The truth sandwich you offer might look something like this: “Five of the six largest California wildfires in history have started in just the past six weeks. I know you may feel climate change is a hoax given that the world has a long history of wildfire. But you can’t deny the sheer number of homes and lives destroyed in just these past six weeks by five of the largest fires in California history.”

Repeating your parents’ original statement—even if it was factually flawed—grabs their attention, letting them know that you at least listened to what they said and took it into consideration.

Bring in a “credible colleague”

The Harvard Business Review, reflecting on how to persuade co-workers, suggests a handy tactic if a discussion is going nowhere: Enlist extra help to make your point.

“Rather than trying to argue with someone who seems resistant, bring in a credible colleague,” they write. Doing so “…forces the detractor to disentangle who you are from what your argument might be and evaluate the idea based on its objective merits.”

Now the HBR might be talking about an office setting, but this trick works just as well with personal, political arguments. Maybe the “credible colleague” in your life is an older sibling, a likeminded uncle who works in public service, or even an old college professor. Loop their expertise into your conversation and see if the message sticks.

Struggling to persuade your parents? Find a”credible colleague” who can back up your views.

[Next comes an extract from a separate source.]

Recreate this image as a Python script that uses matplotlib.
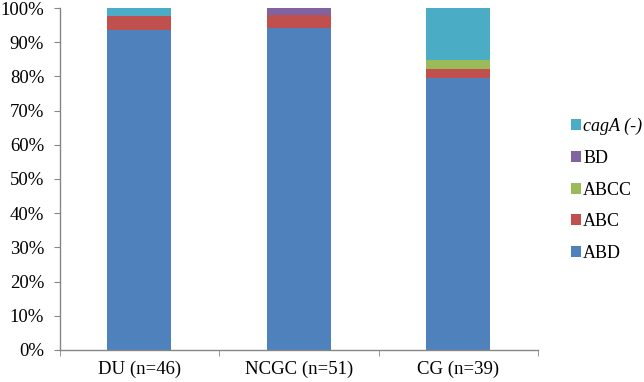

Know that this is just the beginning

Maybe you’ll walk out of your first convo satisfied, completely having changed your family member’s outlook on an issue. Maybe you’ll find that you have a more nuanced understanding of an issue that your parents or siblings are passionate about. Or maybe… nothing much will happen at first. And that’s totally okay. This is a marathon, not a sprint.

Remember that people’s minds (usually) don’t just change overnight. You’ll likely have to have many of these discussions before a true dialogue can happen.

At the end of the day, it’s all about being comfortable to start these tough conversations: challenging each other, educating each other, and simply being a good, engaged citizen.